The Solar Energy Industries Association (SEIA) noted that the tariffs, imposed by President Trump in January 2018, have not spurred enough domestic manufacturing to meet U.S. solar demand. And it is this capacity that is needed to help meet President Biden’s climate and energy goals. SEIA also pointed out that the tariffs also failed to create jobs, instead resulting in “significant” job losses.
SEIA president and CEO, Abigail Ross Hopper, commented on the proposal, stating that, “years of tariffs have not moved the needle nearly enough to justify the USITC’s recommendation”. Noting that President Biden has set a “bold vision” of becoming a world leader on clean energy, “extending these tariffs will hold us back from realizing that vision,” Hopper said. She urged the President to enact policy to grow U.S. manufacturing, and acknowledged that Senator Ossoff’s amendment in the Build Back Better Act is what she considers “the first investment our nation has made to truly incentivize domestic solar production after years of punitive import duties on U.S. companies.”
She implored the President to not make “the same mistake” as the previous administration. “It’s time to let these ineffective tariffs end and start a new era of American clean energy leadership,” Hopper concluded.
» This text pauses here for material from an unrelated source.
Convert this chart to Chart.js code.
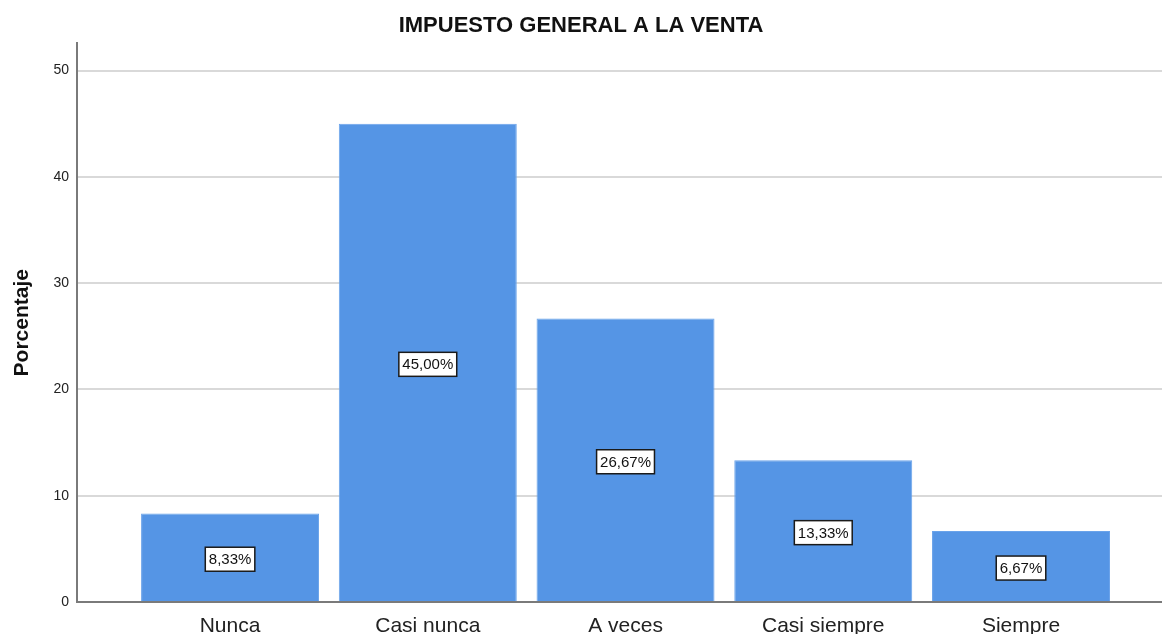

SEIA notes that since the Section 201 tariffs were imposed in 2018, the U.S. solar industry has “missed out on” more than 62,000 jobs, $19 billion in private sector investment, and more than 10 GW of solar deployment. Hopper cautioned that extending the tariffs will “worsen the supply chain bottlenecks that are already throttling America’s clean energy sector.”
The President will make a final decision on whether to extend the tariffs or end them, thereby potentially boosting U.S. clean energy deployment.